Rolnicy śledzili pracę maszyn
Agregaty talerzowe i głęboszowe, kultywatory, siewniki czy wały doprawiające były w centrum uwagi rolników podczas pokazów polowych, zorganizowanych przez firmę Agro - Tom.
Impreza, która skupiła dużą grupę zainteresowanych, odbyła się w sobotę, 21 listopada. W jej trakcie podczas pracy w polu zaprezentowane zostały m.in. agregaty i kultywatory. Wszystkie zostały wyprodukowane w przedsiębiorstwie Agro - Tom w Pogorzeli. Na zaproszenie firmy odpowiedziało wielu rolników, którzy zjechali się z Wielkopolski i Dolnego Śląska. Grupę zwiedzających zasilili jednak przede wszystkim mieszkańcy powiatów: gostyńskiego, jarocińskiego i krotoszyńskiego. - Na początku chcieliśmy zaprosić tylko swoich klientów, ale doszliśmy do wniosku, że ogłosimy się w gazetach, i w miejscach, gdzie pojawiają się rolnicy. Widać, że mamy sporo zwiedzających. Pierwotnie przybycie potwierdziło nam około 700 osób. Ostatecznie nie wiem dokładnie, ilu się pojawiło, ale na pewno sporo - wyjaśnia przedstawiciel firmy Agro - Tom w Pogorzeli. Dodaje, że pokazy polowe to najlepsza forma reklamy. - Dziś mamy dużą konkurencję na rynku, klienci mają wybór i przed zakupem chcą widzieć sprzęt w pracy, by sprawdzić, czy spełni ich oczekiwania. Jeśli ktoś ma dobre maszyny i nie boi się ich prezentować, to poprzez pokaz może zdecydowanie tylko wygrać - dodaje przedstawiciel firmy Agro - Tom w Pogorzeli. Zwłaszcza, jeśli prezentacja jest ściśle ukierunkowana na dany typ maszyn i odbywa się dość blisko miejsca zamieszkania. - Ludzie bardzo chętnie przyjeżdżają na pokazy polowe. Lubią coś takiego, bo to trwa 3 - 4 godziny, jest blisko. Co innego, gdy muszą jechać na wielkie targi, pokroju Bednar, gdzie dojazd trwa 3 godziny, a żeby coś zobaczyć, trzeba poświęcić dzień lub dwa - wyjaśnia pracownik Agro - Tom-u.

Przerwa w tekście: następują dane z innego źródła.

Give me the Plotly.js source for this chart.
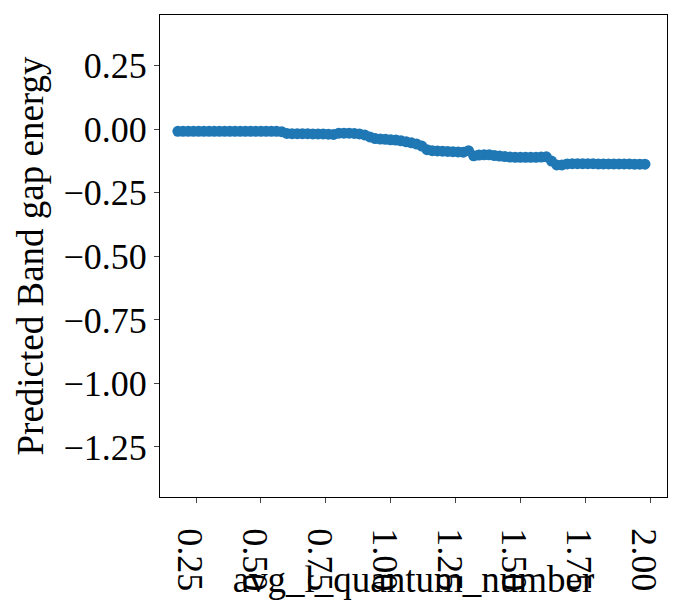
<!DOCTYPE html><html><head><script src="https://cdn.plot.ly/plotly-3.0.1.min.js"></script></head><body style="margin:0"><div id="c" style="width:700px;height:600px"></div><script>
const xVals=[0.18,0.20,0.22,0.24,0.26,0.28,0.30,0.32,0.34,0.36,0.38,0.40,0.42,0.44,0.46,0.48,0.50,0.52,0.54,0.56,0.58,0.60,0.62,0.64,0.66,0.68,0.70,0.72,0.74,0.76,0.78,0.80,0.82,0.84,0.86,0.88,0.90,0.92,0.94,0.96,0.98,1.00,1.02,1.04,1.06,1.08,1.10,1.12,1.14,1.16,1.18,1.20,1.22,1.24,1.26,1.28,1.30,1.32,1.34,1.36,1.38,1.40,1.42,1.44,1.46,1.48,1.50,1.52,1.54,1.56,1.58,1.60,1.62,1.64,1.66,1.68,1.70,1.72,1.74,1.76,1.78,1.80,1.82,1.84,1.86,1.88,1.90,1.92,1.94,1.96,1.98];
const yVals=[-0.008,-0.008,-0.008,-0.008,-0.008,-0.008,-0.008,-0.008,-0.008,-0.008,-0.008,-0.008,-0.008,-0.008,-0.008,-0.008,-0.008,-0.008,-0.008,-0.008,-0.009,-0.016,-0.017,-0.017,-0.017,-0.017,-0.018,-0.018,-0.018,-0.019,-0.020,-0.015,-0.015,-0.015,-0.016,-0.018,-0.022,-0.030,-0.036,-0.038,-0.039,-0.041,-0.042,-0.045,-0.049,-0.053,-0.058,-0.066,-0.080,-0.084,-0.085,-0.086,-0.087,-0.088,-0.089,-0.090,-0.084,-0.104,-0.101,-0.100,-0.100,-0.103,-0.105,-0.107,-0.109,-0.110,-0.110,-0.110,-0.110,-0.110,-0.109,-0.108,-0.125,-0.140,-0.140,-0.136,-0.135,-0.135,-0.135,-0.135,-0.135,-0.136,-0.136,-0.136,-0.136,-0.136,-0.136,-0.136,-0.137,-0.137,-0.137];
const f={family:"Liberation Serif, Times New Roman, serif",color:"#000"};
Plotly.newPlot('c',[{x:xVals,y:yVals,type:'scatter',mode:'markers',marker:{color:'#1f77b4',size:11}}],{
width:700,height:600,margin:{l:160,r:33,t:15,b:103},plot_bgcolor:'#fff',paper_bgcolor:'#fff',showlegend:false,
xaxis:{range:[0.111,2.065],tickvals:[0.25,0.5,0.75,1,1.25,1.5,1.75,2],ticktext:['0.25','0.50','0.75','1.00','1.25','1.50','1.75','2.00'],ticks:'outside',ticklen:5,showline:true,mirror:true,linecolor:'#000',showgrid:false,zeroline:false,tickfont:{...f,size:36},title:{text:'avg_l_quantum_number',font:{...f,size:37},standoff:4}},
yaxis:{range:[-1.447,0.45],tickvals:[0.25,0,-0.25,-0.5,-0.75,-1,-1.25],ticktext:['0.25','0.00','\u22120.25','\u22120.50','\u22120.75','\u22121.00','\u22121.25'],ticks:'outside',ticklen:5,showline:true,mirror:true,linecolor:'#000',showgrid:false,zeroline:false,tickfont:{...f,size:36},title:{text:'Predicted Band gap energy',font:{...f,size:37},standoff:8}}
},{displayModeBar:false});
</script></body></html>
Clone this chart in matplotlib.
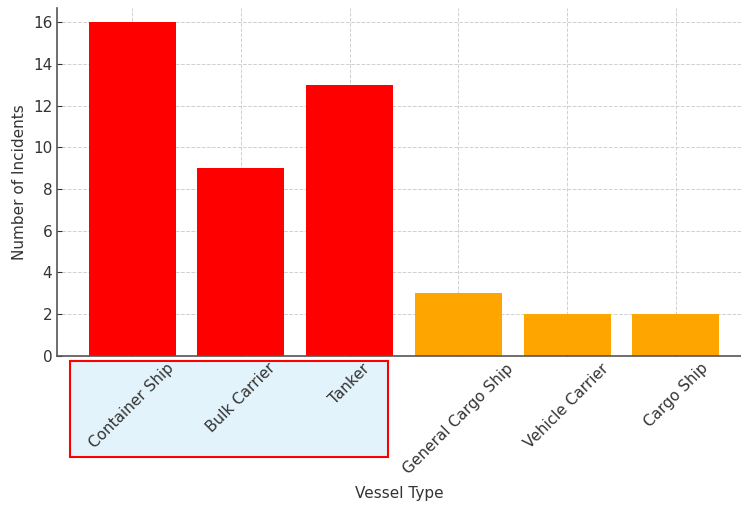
import matplotlib
matplotlib.use('Agg')
import matplotlib.pyplot as plt
import matplotlib.transforms as mtransforms
from matplotlib.patches import Rectangle

vessel_types = ['Container Ship', 'Bulk Carrier', 'Tanker',
                'General Cargo Ship', 'Vehicle Carrier', 'Cargo Ship']
incidents = [16, 9, 13, 3, 2, 2]
bar_colors = ['red', 'red', 'red', 'orange', 'orange', 'orange']

fig = plt.figure(figsize=(7.41, 5.12), dpi=100)
ax = fig.add_axes([0.077, 0.305, 0.923, 0.68])

x = list(range(len(vessel_types)))
ax.bar(x, incidents, width=0.8, color=bar_colors, zorder=2)

ax.set_xticks(x)
ax.set_xticklabels(vessel_types, rotation=45, fontsize=11, color='#333333')
ax.set_xlim(-0.69, 5.6)
ax.set_ylim(0, 16.7)
ax.set_yticks(range(0, 17, 2))
ax.tick_params(axis='y', labelsize=11, labelcolor='#333333')
ax.tick_params(direction='in', color='#333333')

ax.grid(True, linestyle='--', color='#d0d0d0', linewidth=0.7, zorder=0)
ax.set_axisbelow(True)
for s in ['top', 'right']:
    ax.spines[s].set_visible(False)
for s in ['left', 'bottom']:
    ax.spines[s].set_color('#555555')
    ax.spines[s].set_linewidth(1.2)

ax.set_xlabel('Vessel Type', fontsize=11, color='#333333', labelpad=7)
ax.set_ylabel('Number of Incidents', fontsize=11, color='#333333')

# highlight box behind first three labels
trans = mtransforms.blended_transform_factory(ax.transData, ax.transAxes)
box = Rectangle((-0.57, -0.29), 2.92, 0.275, transform=trans,
                facecolor='#e3f3fb', edgecolor='red', linewidth=1.5,
                clip_on=False, zorder=0)
ax.add_patch(box)

fig.savefig('out.png', dpi=100)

Na pokazach polowych w akcji zaprezentowano 11 maszyn. Prócz tego na placu wystawione zostały inne sprzęty należące do firmy. - Posiadamy ponad 20 maszyn. Wszystkie z nich produkowane są u nas. Części, które kupujemy to elementy robocze. Bazujemy na polskich producentach, ewentualnie na zachodnich. To może być polski talerz, redlica, ale musi spełniać pewne warunki. Nie oglądamy się na wschód, stawiamy na jakość - zaznacza przedstawiciel firmy Agro - Tom.